Alumni Profile: Jeff Johnson ‘83

Former Equity Office exec launches Reunion Office Holdings

By Eric Schultz '11

Jeff Johnson
Jeff Johnson ‘83, former Chief Investment Officer of Equity Office Properties Trust (“EOP”) and current chairman of Kellogg’s Real Estate Advisory Board, has reunited with five former colleagues to take advantage of value-added opportunities in the office sector.

His new company, Reunion Office Holdings, is based in Chicago and was formed with the goal of aggregating $2-3 billion in real estate assets over the next few years. The company intends to deliver value-added returns by investing in office properties through a variety of potential structures, including direct equity, preferred equity, debt and partial interests in real estate companies. The focus will be on high-quality office properties in core markets across the United States. As Johnson explained, “We plan to concentrate on office markets— and in some cases, individual properties—where our team has prior experience and thus an informational advantage.”

Led by Johnson, the Reunion Office team is bolstered by five experienced EOP alums: Matthew Gworek, Brooke Kenevan, Sandra Deets, Megan McCann Kelleher and Michele Davis. According to Johnson, “In addition to having a long history together, our team has a broad range of skill sets, deep experience and strong office market knowledge.” The most recent addition to the team is Braden Rudolph, a 2010 MBA graduate of the Kellogg full-time program.

Prior to forming Reunion Office, Johnson served two stints as Chief Investment Officer at EOP, from 1997-1999 and from 2003-2007. In the intervening years, he helped launch Lehman Brothers’ real estate private equity group, where he served as Co-Head of U.S. Investments.

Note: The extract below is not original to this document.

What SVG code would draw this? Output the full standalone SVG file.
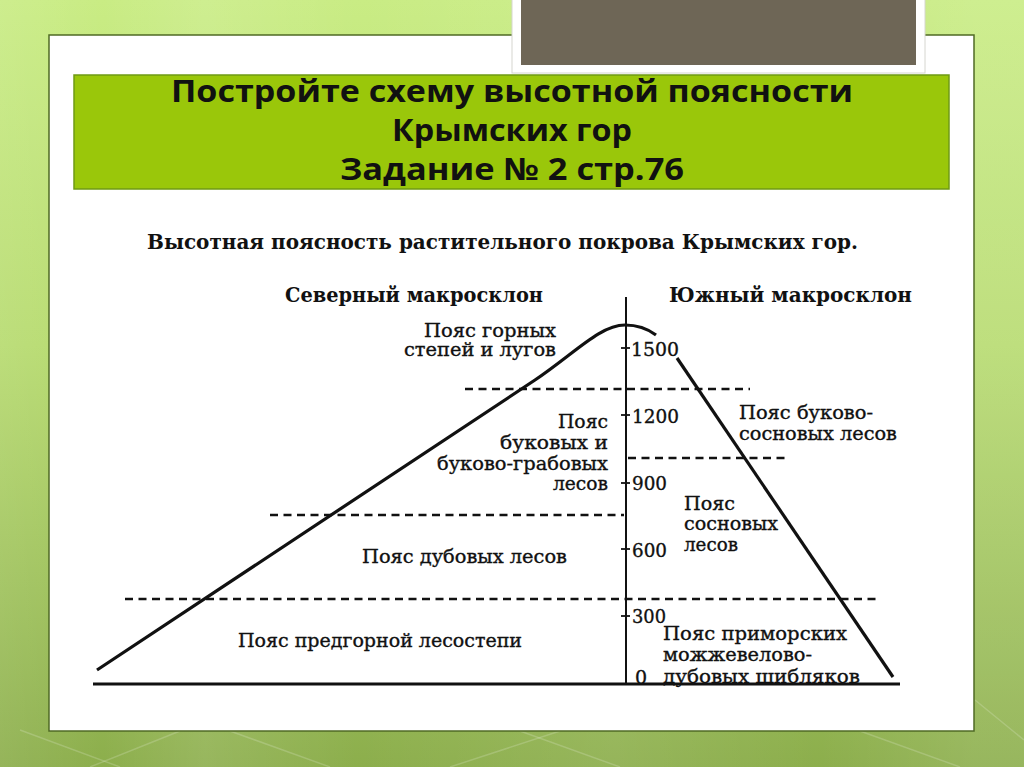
<svg xmlns="http://www.w3.org/2000/svg" width="1024" height="767" viewBox="0 0 1024 767">
  <defs>
    <linearGradient id="bg" x1="0" y1="0" x2="0" y2="1">
      <stop offset="0" stop-color="#c9ec84"/>
      <stop offset="0.45" stop-color="#b7db70"/>
      <stop offset="1" stop-color="#8cae4c"/>
    </linearGradient>
    <linearGradient id="stripes" x1="0" y1="0" x2="1" y2="0">
      <stop offset="0" stop-color="#ffffff" stop-opacity="0.08"/>
      <stop offset="0.1" stop-color="#ffffff" stop-opacity="0"/>
      <stop offset="0.2" stop-color="#ffffff" stop-opacity="0.1"/>
      <stop offset="0.35" stop-color="#ffffff" stop-opacity="0"/>
      <stop offset="0.6" stop-color="#ffffff" stop-opacity="0.08"/>
      <stop offset="0.8" stop-color="#ffffff" stop-opacity="0"/>
      <stop offset="0.95" stop-color="#ffffff" stop-opacity="0.1"/>
    </linearGradient>
    <style>
      .title { font-family: "Open Sans", "Liberation Sans", sans-serif; font-weight: 700; font-size: 31px; fill: #111; }
      .lbl { font-family: "DejaVu Serif", "Liberation Serif", serif; font-size: 18px; fill: #111; stroke: #111; stroke-width: 0.35; }
      .head { font-family: "DejaVu Serif", "Liberation Serif", serif; font-weight: 700; font-size: 21px; fill: #111; }
      .num { font-family: "DejaVu Serif", "Liberation Serif", serif; font-size: 19px; fill: #111; stroke: #111; stroke-width: 0.35; }
      .dash { stroke: #111; stroke-width: 2.5; stroke-dasharray: 8 5.5; fill: none; }
      .solid { stroke: #111; fill: none; }
    </style>
  </defs>

  <!-- background -->
  <rect x="0" y="0" width="1024" height="767" fill="url(#bg)"/>
  <rect x="0" y="0" width="1024" height="767" fill="url(#stripes)"/>
  <g stroke="#ffffff" stroke-opacity="0.18" stroke-width="1.5" fill="none">
    <path d="M20 730 L120 767"/>
    <path d="M90 767 L180 731"/>
    <path d="M230 731 L330 767"/>
    <path d="M560 731 L450 767"/>
    <path d="M520 731 L620 767"/>
    <path d="M860 731 L960 767"/>
    <path d="M975 700 L1024 740"/>
  </g>

  <!-- slide panel -->
  <g id="panel">
    <rect x="49" y="35" width="925" height="696" fill="#ffffff" stroke="#4f6a25" stroke-width="1.5"/>
  </g>

  <!-- gray box at top -->
  <g id="graybox">
    <rect x="512" y="-2" width="413" height="75" fill="#ffffff" stroke="#d6d6d0" stroke-width="1"/>
    <rect x="521" y="-2" width="395" height="67" fill="#6e6656"/>
  </g>

  <!-- title -->
  <g id="title">
    <rect x="74" y="75" width="875" height="114" fill="#9ac70a" stroke="#6f9a14" stroke-width="1.5"/>
    <text class="title" x="512" y="102" text-anchor="middle" textLength="682" lengthAdjust="spacingAndGlyphs">Постройте схему высотной поясности</text>
    <text class="title" x="512" y="141" text-anchor="middle" textLength="240" lengthAdjust="spacingAndGlyphs">Крымских гор</text>
    <text class="title" x="512" y="180" text-anchor="middle" textLength="344" lengthAdjust="spacingAndGlyphs">Задание № 2 стр.76</text>
  </g>

  <!-- heading -->
  <g id="heading">
    <text class="head" x="147" y="249" textLength="711" lengthAdjust="spacingAndGlyphs">Высотная поясность растительного покрова Крымских гор.</text>
    <text class="head" x="285" y="302" textLength="258" lengthAdjust="spacingAndGlyphs">Северный макросклон</text>
    <text class="head" x="669" y="302" textLength="243" lengthAdjust="spacingAndGlyphs">Южный макросклон</text>
  </g>

  <!-- connectors: axes, mountain profile, belt boundaries -->
  <g id="connectors">
    <line class="solid" x1="626" y1="297" x2="626" y2="684" stroke-width="2"/>
    <line class="solid" x1="93" y1="684" x2="900" y2="684" stroke-width="3"/>
    <g class="solid" stroke-width="1.8">
      <line x1="621" y1="348" x2="630" y2="348"/>
      <line x1="621" y1="415" x2="630" y2="415"/>
      <line x1="621" y1="483" x2="630" y2="483"/>
      <line x1="621" y1="549" x2="630" y2="549"/>
      <line x1="621" y1="616" x2="630" y2="616"/>
    </g>
    <path class="solid" stroke-width="3.2" d="M97,670 L535,380 C575,353 600,325 625,325 C638,325 648,329 656,335"/>
    <line class="solid" stroke-width="3.2" x1="677" y1="358" x2="893" y2="677"/>
    <line class="dash" x1="465" y1="389" x2="750" y2="389"/>
    <line class="dash" x1="628" y1="458" x2="787" y2="458"/>
    <line class="dash" x1="270" y1="515" x2="624" y2="515"/>
    <line class="dash" x1="125" y1="599" x2="880" y2="599"/>
  </g>

  <!-- altitude numbers -->
  <g id="altitudes">
    <text class="num" x="631" y="356" textLength="48" lengthAdjust="spacingAndGlyphs">1500</text>
    <text class="num" x="632" y="423" textLength="47" lengthAdjust="spacingAndGlyphs">1200</text>
    <text class="num" x="632" y="490" textLength="35" lengthAdjust="spacingAndGlyphs">900</text>
    <text class="num" x="632" y="557" textLength="35" lengthAdjust="spacingAndGlyphs">600</text>
    <text class="num" x="632" y="623" textLength="34" lengthAdjust="spacingAndGlyphs">300</text>
    <text class="num" x="635" y="684">0</text>
  </g>

  <!-- northern slope belts -->
  <g id="belt-steppe">
    <text class="lbl" x="556" y="337" text-anchor="end" textLength="132" lengthAdjust="spacingAndGlyphs">Пояс горных</text>
    <text class="lbl" x="556" y="356" text-anchor="end" textLength="152" lengthAdjust="spacingAndGlyphs">степей и лугов</text>
  </g>
  <g id="belt-beech">
    <text class="lbl" x="608" y="428" text-anchor="end" textLength="50" lengthAdjust="spacingAndGlyphs">Пояс</text>
    <text class="lbl" x="608" y="449" text-anchor="end" textLength="108" lengthAdjust="spacingAndGlyphs">буковых и</text>
    <text class="lbl" x="608" y="470" text-anchor="end" textLength="171" lengthAdjust="spacingAndGlyphs">буково-грабовых</text>
    <text class="lbl" x="608" y="490" text-anchor="end" textLength="55" lengthAdjust="spacingAndGlyphs">лесов</text>
  </g>
  <g id="belt-oak">
    <text class="lbl" x="362" y="563" textLength="205" lengthAdjust="spacingAndGlyphs">Пояс дубовых лесов</text>
  </g>
  <g id="belt-foothill">
    <text class="lbl" x="238" y="647" textLength="284" lengthAdjust="spacingAndGlyphs">Пояс предгорной лесостепи</text>
  </g>

  <!-- southern slope belts -->
  <g id="belt-beech-pine">
    <text class="lbl" x="739" y="419" textLength="134" lengthAdjust="spacingAndGlyphs">Пояс буково-</text>
    <text class="lbl" x="739" y="440" textLength="158" lengthAdjust="spacingAndGlyphs">сосновых лесов</text>
  </g>
  <g id="belt-pine">
    <text class="lbl" x="684" y="510" textLength="51" lengthAdjust="spacingAndGlyphs">Пояс</text>
    <text class="lbl" x="684" y="530" textLength="94" lengthAdjust="spacingAndGlyphs">сосновых</text>
    <text class="lbl" x="684" y="551" textLength="54" lengthAdjust="spacingAndGlyphs">лесов</text>
  </g>
  <g id="belt-shiblyak">
    <text class="lbl" x="663" y="640" textLength="184" lengthAdjust="spacingAndGlyphs">Пояс приморских</text>
    <text class="lbl" x="663" y="661" textLength="149" lengthAdjust="spacingAndGlyphs">можжевелово-</text>
    <text class="lbl" x="663" y="683" textLength="197" lengthAdjust="spacingAndGlyphs">дубовых шибляков</text>
  </g>
</svg>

At Reunion Office, Johnson plans to follow the same “value investing” approach that he used successfully throughout his earlier career. Conceived by luminaries Ben Graham and David Dodd, value investing is based on the idea that assets have an intrinsic value that is distinct from the current market price. While at EOP, Johnson saw such an opportunity when he determined that private real estate prices were higher than the intrinsic value of the EOP portfolio, whereas EOP’s stock price was trading at a discount to intrinsic value. To capitalize on this mispricing, Johnson initiated $8.3 billion of property dispositions in non-strategic markets, and used $3 billion of the proceeds to buy back EOP shares. This value-investing strategy culminated in the $39 billion sale of EOP to the Blackstone Group in 2007. During this four-year timeframe from 2003-2007, EOP generated an average shareholder return of over 35%.

As Johnson explained, “Even though I have spent most of my career working within large real estate organizations, it has always been my desire to launch and oversee an entrepreneurial investment firm. Reunion Office allows me to accomplish this alongside a group of trusted colleagues.”